ABSTRACT

In Civilization and its Discontents (1930), Freud proposed that in striving to overcome the vulnerability of our bodies in the face of nature we create supplementary tools (including writing) in order to remove the limits to human functioning. He famously envisaged a civilisation trajectory in which man, striving to overcome his limitations, would increasingly resemble a ‘prosthetic God’ [James Strachey (ed), Sigmund Freud: Civilization and its Discontents, trans. Joan Riviere (London: The Hogarth Press, 1963), p. 29]. This essay offers a window of understanding onto pre-modern involvement in the ongoing process of extending the limits of self-hood and making the vulnerable, sick and suffering body comprehensible through the prosthetic use of words, symbols and narrative.
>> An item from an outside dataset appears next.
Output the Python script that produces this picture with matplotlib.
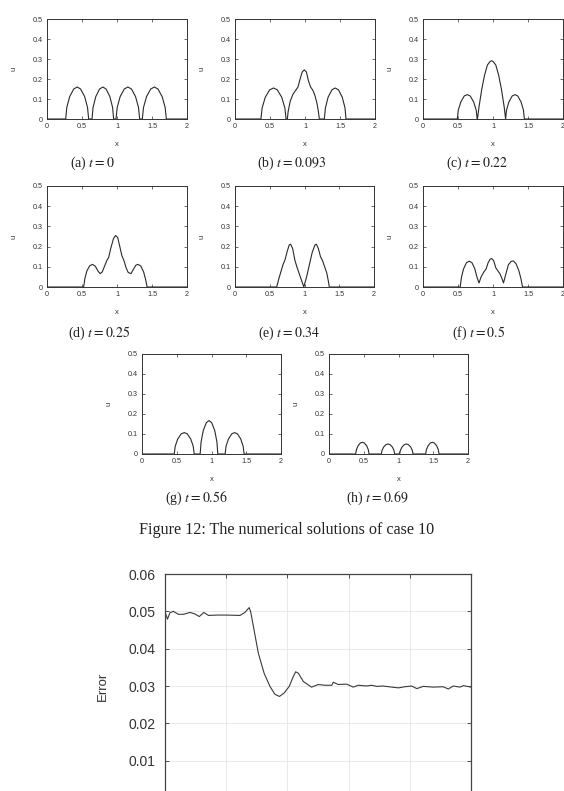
import matplotlib
matplotlib.use("Agg")
import matplotlib.pyplot as plt
from matplotlib.ticker import FuncFormatter, MultipleLocator

plt.rcParams['font.family'] = ['Liberation Sans', 'DejaVu Sans']
plt.rcParams['mathtext.fontset'] = 'stix'

# ---------------- data ----------------
a_x = [0.0, 0.267, 0.283, 0.324, 0.382, 0.431, 0.480, 0.538, 0.579, 0.595,
       0.643, 0.658, 0.697, 0.751, 0.798, 0.844, 0.898, 0.937, 0.952,
       0.986, 1.003, 1.045, 1.104, 1.155, 1.206, 1.265, 1.307, 1.324,
       1.362, 1.379, 1.422, 1.482, 1.534, 1.585, 1.645, 1.688, 1.705, 2.0]
a_u = [0.0, 0.0, 0.058, 0.112, 0.150, 0.160, 0.150, 0.112, 0.058, 0.0,
       0.0, 0.058, 0.112, 0.150, 0.160, 0.150, 0.112, 0.058, 0.0,
       0.0, 0.058, 0.112, 0.150, 0.160, 0.150, 0.112, 0.058, 0.0,
       0.0, 0.058, 0.112, 0.150, 0.160, 0.150, 0.112, 0.058, 0.0, 0.0]

b_x = [0.0, 0.370, 0.388, 0.433, 0.496, 0.550, 0.604, 0.667, 0.712, 0.730,
       0.748, 0.760, 0.790, 0.830, 0.870, 0.900, 0.930, 0.960, 0.990, 1.020,
       1.050, 1.080, 1.110, 1.140, 1.170, 1.190, 1.205,
       1.276, 1.292, 1.330, 1.385, 1.431, 1.478, 1.532, 1.571, 1.586, 2.0]
b_u = [0.0, 0.0, 0.056, 0.109, 0.146, 0.155, 0.146, 0.109, 0.056, 0.0,
       0.0, 0.040, 0.090, 0.125, 0.145, 0.160, 0.200, 0.235, 0.246, 0.235,
       0.190, 0.160, 0.145, 0.120, 0.080, 0.040, 0.0,
       0.0, 0.056, 0.109, 0.146, 0.155, 0.146, 0.109, 0.056, 0.0, 0.0]

c_x = [0.0, 0.490, 0.504, 0.540, 0.589, 0.632, 0.675, 0.724, 0.760, 0.774,
       0.778, 0.800, 0.840, 0.880, 0.920, 0.960, 0.980, 1.000, 1.040, 1.080,
       1.120, 1.160, 1.180,
       1.193, 1.227, 1.274, 1.314, 1.354, 1.401, 1.435, 1.448, 2.0]
c_u = [0.0, 0.0, 0.044, 0.085, 0.115, 0.122, 0.115, 0.085, 0.044, 0.0,
       0.0, 0.060, 0.150, 0.220, 0.270, 0.288, 0.291, 0.288, 0.270, 0.220,
       0.150, 0.060, 0.0,
       0.044, 0.085, 0.115, 0.122, 0.115, 0.085, 0.044, 0.0, 0.0]

d_x = [0.0, 0.524, 0.540, 0.570, 0.610, 0.650, 0.690, 0.730, 0.760, 0.790,
       0.830, 0.860, 0.880, 0.910, 0.950, 0.980, 1.010, 1.040, 1.070, 1.100,
       1.130, 1.160, 1.200, 1.230, 1.270, 1.300, 1.340, 1.380, 1.410, 1.430, 2.0]
d_u = [0.0, 0.0, 0.040, 0.080, 0.105, 0.112, 0.103, 0.078, 0.066, 0.075,
       0.110, 0.135, 0.145, 0.190, 0.240, 0.255, 0.245, 0.200, 0.155, 0.130,
       0.095, 0.072, 0.066, 0.085, 0.108, 0.112, 0.104, 0.075, 0.035, 0.0, 0.0]

e_x = [0.0, 0.600, 0.630, 0.660, 0.690, 0.720, 0.750, 0.780, 0.800, 0.830,
       0.860, 0.890, 0.920, 0.950, 0.990, 1.030, 1.070, 1.110, 1.150, 1.170,
       1.200, 1.230, 1.260, 1.290, 1.320, 1.340, 1.357, 2.0]
e_u = [0.0, 0.0, 0.040, 0.075, 0.110, 0.135, 0.175, 0.208, 0.212, 0.190,
       0.135, 0.100, 0.070, 0.040, 0.0, 0.050, 0.110, 0.170, 0.208, 0.212,
       0.190, 0.150, 0.130, 0.100, 0.070, 0.035, 0.0, 0.0]

f_x = [0.0, 0.531, 0.550, 0.580, 0.620, 0.660, 0.700, 0.740, 0.770, 0.800,
       0.830, 0.870, 0.900, 0.930, 0.960, 0.980, 1.010, 1.040, 1.070, 1.100,
       1.130, 1.150, 1.180, 1.220, 1.260, 1.290, 1.330, 1.370, 1.400, 1.422, 2.0]
f_u = [0.0, 0.0, 0.050, 0.090, 0.120, 0.128, 0.120, 0.090, 0.050, 0.020,
       0.050, 0.075, 0.088, 0.120, 0.138, 0.141, 0.130, 0.095, 0.080, 0.065,
       0.040, 0.020, 0.060, 0.110, 0.127, 0.129, 0.115, 0.080, 0.040, 0.0, 0.0]

g_x = [0.0, 0.464, 0.478, 0.514, 0.565, 0.608, 0.651, 0.701, 0.737, 0.751,
       0.837, 0.850, 0.881, 0.926, 0.964, 1.002, 1.047, 1.078, 1.091,
       1.196, 1.209, 1.244, 1.292, 1.333, 1.373, 1.421, 1.455, 1.469, 2.0]
g_u = [0.0, 0.0, 0.039, 0.075, 0.101, 0.107, 0.101, 0.075, 0.039, 0.0,
       0.0, 0.060, 0.117, 0.157, 0.167, 0.157, 0.117, 0.060, 0.0,
       0.0, 0.039, 0.075, 0.101, 0.107, 0.101, 0.075, 0.039, 0.0, 0.0]

h_x = [0.0, 0.384, 0.394, 0.418, 0.451, 0.480, 0.509, 0.542, 0.566, 0.576,
       0.753, 0.763, 0.787, 0.820, 0.849, 0.878, 0.911, 0.935, 0.945,
       1.017, 1.027, 1.051, 1.084, 1.113, 1.142, 1.175, 1.199, 1.209,
       1.391, 1.401, 1.425, 1.458, 1.487, 1.516, 1.549, 1.573, 1.583, 2.0]
h_u = [0.0, 0.0, 0.021, 0.041, 0.055, 0.0585, 0.055, 0.041, 0.021, 0.0,
       0.0, 0.018, 0.035, 0.047, 0.050, 0.047, 0.035, 0.018, 0.0,
       0.0, 0.018, 0.035, 0.047, 0.050, 0.047, 0.035, 0.018, 0.0,
       0.0, 0.021, 0.041, 0.055, 0.0585, 0.055, 0.041, 0.021, 0.0, 0.0]

captions = [r"(a) $t = 0$", r"(b) $t = 0.093$", r"(c) $t = 0.22$",
            r"(d) $t = 0.25$", r"(e) $t = 0.34$", r"(f) $t = 0.5$",
            r"(g) $t = 0.56$", r"(h) $t = 0.69$"]
figure_caption = "Figure 12: The numerical solutions of case 10"

err_t = [0.000, 0.008, 0.016, 0.027, 0.044, 0.060, 0.082, 0.098, 0.112, 0.127,
         0.142, 0.169, 0.201, 0.245, 0.261, 0.275, 0.280, 0.289, 0.305, 0.324,
         0.343, 0.359, 0.374, 0.389, 0.406, 0.419, 0.427, 0.436, 0.452, 0.479,
         0.501, 0.523, 0.545, 0.550, 0.566, 0.594, 0.615, 0.632, 0.659, 0.675,
         0.692, 0.713, 0.741, 0.763, 0.784, 0.806, 0.823, 0.844, 0.877, 0.909,
         0.926, 0.942, 0.964, 0.975, 1.000]
err_v = [0.0499, 0.0479, 0.0496, 0.0500, 0.0492, 0.0492, 0.0497, 0.0493, 0.0486, 0.0497,
         0.0489, 0.0490, 0.0490, 0.0489, 0.0497, 0.0510, 0.0499, 0.0459, 0.0388, 0.0334,
         0.0299, 0.0278, 0.0272, 0.0281, 0.0299, 0.0325, 0.0338, 0.0334, 0.0312, 0.0297,
         0.0304, 0.0302, 0.0302, 0.0310, 0.0304, 0.0305, 0.0297, 0.0302, 0.0300, 0.0302,
         0.0299, 0.0300, 0.0297, 0.0295, 0.0298, 0.0300, 0.0293, 0.0299, 0.0297, 0.0298,
         0.0292, 0.0300, 0.0297, 0.0301, 0.0297]
err_yticks = [0.01, 0.02, 0.03, 0.04, 0.05, 0.06]

# ---------------- layout ----------------
W, H = 564, 791
fig = plt.figure(figsize=(W / 100, H / 100), dpi=100)

def rect(left, top, right, bottom):
    return [left / W, (H - bottom) / H, (right - left) / W, (bottom - top) / H]

panels = [
    (a_x, a_u, (47, 19, 187, 119), 92, 163),
    (b_x, b_u, (235, 19, 375, 119), 292, 163),
    (c_x, c_u, (423, 19, 563, 119), 477, 163),
    (d_x, d_u, (47, 186, 187, 287), 99, 333),
    (e_x, e_u, (235, 186, 374, 287), 289, 333),
    (f_x, f_u, (423, 186, 563, 287), 479, 333),
    (g_x, g_u, (142, 354, 281, 454), 196, 498),
    (h_x, h_u, (329, 354, 468, 454), 377, 498),
]

fmt = FuncFormatter(lambda v, p: "%g" % round(v, 3))
frame = '#333333'

for (xs, us, box, cap_x, cap_y), cap in zip(panels, captions):
    ax = fig.add_axes(rect(*box))
    ax.plot(xs, us, color='#2a2a2a', lw=0.8)
    ax.set_xlim(0, 2)
    ax.set_ylim(0, 0.5)
    ax.xaxis.set_major_locator(MultipleLocator(0.5))
    ax.yaxis.set_major_locator(MultipleLocator(0.1))
    ax.xaxis.set_major_formatter(fmt)
    ax.yaxis.set_major_formatter(fmt)
    ax.tick_params(direction='in', length=2, width=0.5, labelsize=5.2,
                   top=True, right=True, colors=frame, pad=3)
    for s in ax.spines.values():
        s.set_color(frame)
        s.set_linewidth(0.7)
    ax.set_xlabel('x', fontsize=5.5, color=frame, labelpad=8)
    ax.set_ylabel('u', fontsize=5.5, color=frame, labelpad=11)
    fig.text(cap_x / W, 1 - cap_y / H, cap, ha='center', va='center',
             fontsize=10, family='Liberation Serif', color='#222222')

fig.text(287 / W, 1 - 530 / H, figure_caption, ha='center', va='center',
         fontsize=11.6, family='Liberation Serif', color='#222222')

# error plot (extends below the visible canvas)
axe = fig.add_axes(rect(165, 574, 471, 798))
axe.plot(err_t, err_v, color='#3a3a3a', lw=0.8)
axe.set_xlim(0, 1)
axe.set_ylim(0, 0.06)
axe.set_yticks(err_yticks)
axe.set_yticklabels(["%.2f" % v for v in err_yticks])
axe.xaxis.set_major_locator(MultipleLocator(0.2))
axe.grid(True, color='#e6e6e6', lw=0.6)
axe.set_axisbelow(True)
axe.tick_params(direction='in', length=3, width=0.6, labelsize=10,
                right=True, top=True, colors='#333333', pad=7,
                labelbottom=False)
for s in axe.spines.values():
    s.set_color('#444444')
    s.set_linewidth(0.9)
axe.set_ylabel('Error', fontsize=9.5, color='#333333', labelpad=14)

fig.savefig('out.png', dpi=100)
Studying the widespread medical use of apotropaic textual amulets, word charms and talismans, this essay asks questions about the imagination, memory and healing, arguing that wearing word prosthetics (attached to the body or inscribed on the skin as tattoos) and performing the rituals they often prescribed (reciting, counting, praying, remembering) constituted a highly affective and valuable form of placebo medicine in earlier periods. Further, it contends that complex textual amulets can be apprehended as narrative prosthesis and thus as precursors to the novel in their ability to extend the limits of self-hood and impose some kind of narrative order on chaotic and painful life experience.